Nilsson was born in Strängnäs, Sweden, on 24 August 1922. He began his professional career before age twenty, working as a celebrity photographer for Vecko-Revyn magazine. In 1945 Nilsson traveled with midwife Siri Sundström in northern Sweden. He documented his time with Sundström, taking photographs while she worked and ultimately producing the photo-story “A Midwife in Lapland,” the first of his articles to sell abroad. During the 1940s and 1950s Nilsson published photo-essays in Sweden on topics,such as polar-bear hunting, the life of ants, and Swedish cultural celebrities.
In 1953 Nilsson had his first assignment from Life magazine. He traveled to New York to photograph Dag Hammarskjöld, who had been elected United Nations Secretary General. While working on this assignment, Nilsson showed his first human fetus images to the editors at Life. Twelve years later, in 1965, Life published the cover story “The Drama of Life” using Nilsson’s vastly more sophisticated images of the human fetus. The article portrayed and described the developmental stages of the human embryo and fetus from conception to birth.
Nilsson’s photographs serve as representations of the technological advances in photomicroscopy during his career. Much of his work has used macro lenses and wide-angled special optics with an electric flash in order to capture images of aborted fetuses obtained from ectopic pregnancies. In addition, his access to specially designed endoscopes and to ultrasound machinery enabled him to photograph living fetuses from both within and outside of a woman’s body. Due to the narrow, flexible structure of an endoscope, Nilsson was able to see far into the body and take photographs, while a wide-angle lens and small fiber optics enabled him to capture high-resolution images. In the 1970s Nilsson incorporated the scanning electron microscope into his photographic tool set.

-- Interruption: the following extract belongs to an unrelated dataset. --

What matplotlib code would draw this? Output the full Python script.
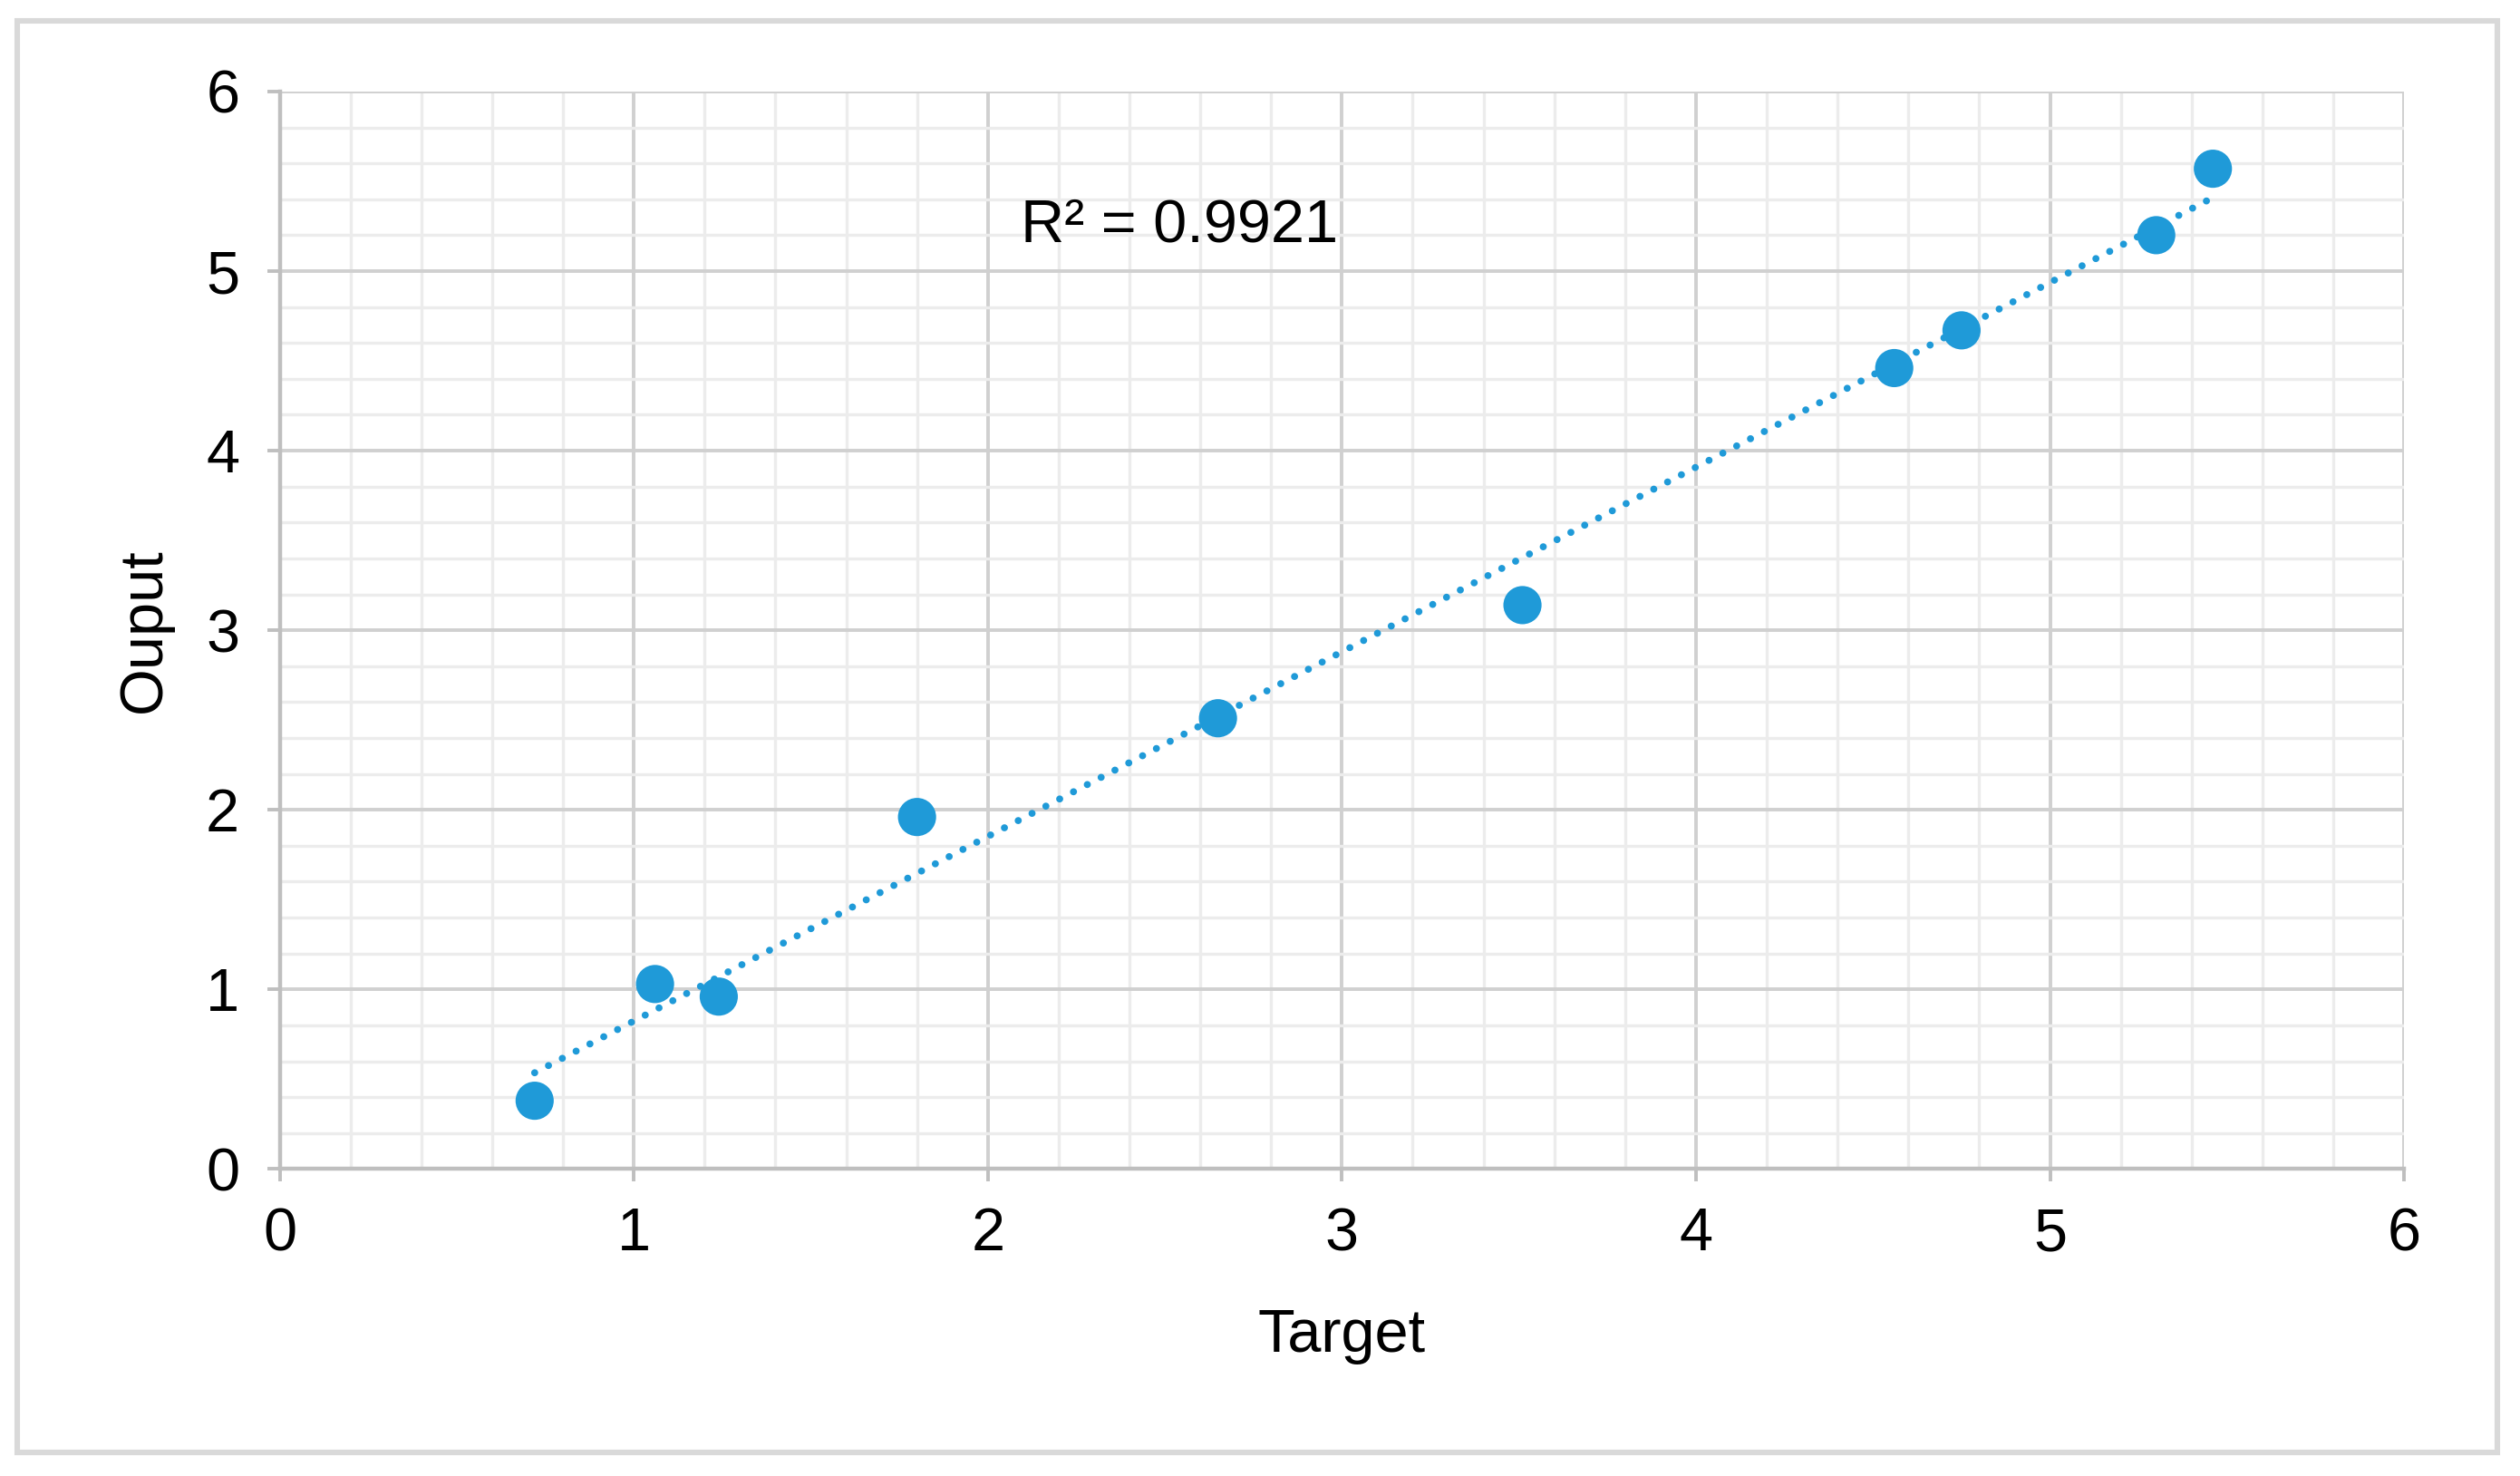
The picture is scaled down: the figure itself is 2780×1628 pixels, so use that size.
import numpy as np
import matplotlib
matplotlib.use("Agg")
import matplotlib.pyplot as plt
from matplotlib.ticker import MultipleLocator
from matplotlib.patches import Rectangle

plt.rcParams['font.family'] = ['Liberation Sans', 'DejaVu Sans']

target = [0.72, 1.06, 1.24, 1.80, 2.65, 3.51, 4.56, 4.75, 5.30, 5.46]
output = [0.38, 1.03, 0.96, 1.96, 2.51, 3.14, 4.46, 4.67, 5.20, 5.57]
r2_label = "R² = 0.9921"
x_label = "Target"
y_label = "Ouput"

blue = "#1f9ad8"

fig = plt.figure(figsize=(13.9, 8.14), dpi=200)
fig.patches.append(Rectangle((0.007, 0.016), 0.984, 0.97, transform=fig.transFigure,
                             fill=False, edgecolor="#d9d9d9", linewidth=2.2, zorder=0))
ax = fig.add_axes([0.111, 0.208, 0.843, 0.730])

ax.set_xlim(0, 6)
ax.set_ylim(0, 6)
ax.xaxis.set_major_locator(MultipleLocator(1))
ax.yaxis.set_major_locator(MultipleLocator(1))
ax.xaxis.set_minor_locator(MultipleLocator(0.2))
ax.yaxis.set_minor_locator(MultipleLocator(0.2))

ax.grid(which='major', color="#d0d0d0", linewidth=1.4, zorder=1)
ax.grid(which='minor', color="#ececec", linewidth=1.2, zorder=0.5)
ax.set_axisbelow(True)

for s in ['top', 'right']:
    ax.spines[s].set_visible(False)
for s in ['left', 'bottom']:
    ax.spines[s].set_color("#bfbfbf")
    ax.spines[s].set_linewidth(1.6)

ax.tick_params(which='major', direction='out', length=5, width=1.4, color="#bfbfbf",
               labelsize=24, labelcolor="black")
ax.tick_params(axis='x', which='major', pad=10)
ax.tick_params(axis='y', which='major', pad=11)
ax.tick_params(which='minor', length=0)

# trendline
x = np.array(target)
y = np.array(output)
m, b = np.polyfit(x, y, 1)
xl = np.array([x.min(), x.max()])
ax.plot(xl, m * xl + b, color=blue, linewidth=2.8, linestyle=(0, (0.01, 2.2)),
        dash_capstyle='round', zorder=3)

ax.scatter(target, output, s=230, color=blue, edgecolors='none', zorder=4)

ax.text(2.54, 5.25, r2_label, fontsize=24, ha='center', va='center', zorder=5)

ax.set_xlabel(x_label, fontsize=24, labelpad=18)
ax.set_ylabel(y_label, fontsize=24, labelpad=13)

fig.savefig("out.png", dpi=200, facecolor="white")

This advanced method of ultrastructural photography allowed him to photograph the AIDS virus in 1985. He photographed the virus in Paris with HIV researcher Luc Montagnier.
Nilsson published a number of widely circulated books, including A Child is Born (1965), Man Behold (1973), Behold Man (1974), and The Body Victorious (1985). All these use his photographs as guides to the exploration of the human body’s internal anatomy. Nilsson’s photographs have also been included in documentaries and films. In 1985 Swedish television produced “The Miracle of Life,” which received an international Emmy award and was the first filmed record of human conception.
Nilsson has received many awards and acknowledgements during the course of his career. He was recognized as a member of the Swedish Society of Medicine in 1969 and was the first photographer to receive the Hasselblad Award in 1980. In 1998 the Lennart Nilsson Award Foundation was established in honor of his photographic achievements. Each year, the foundation recognizes exceptional scientific photographers. Nilsson has received honorary doctorates from many institutions: the Karolinska Institute in 1976, Technische Universität Braunschweig in 2002, and Linköping University in 2003. Today Nilsson’s work can be viewed at several museums including the Ontario Science Centre in Canada, Hasselblad Center in Göteborg in Sweden, Tokyo Fuji Art Museum, British Museum in London, and the Modern Museum in Stockholm.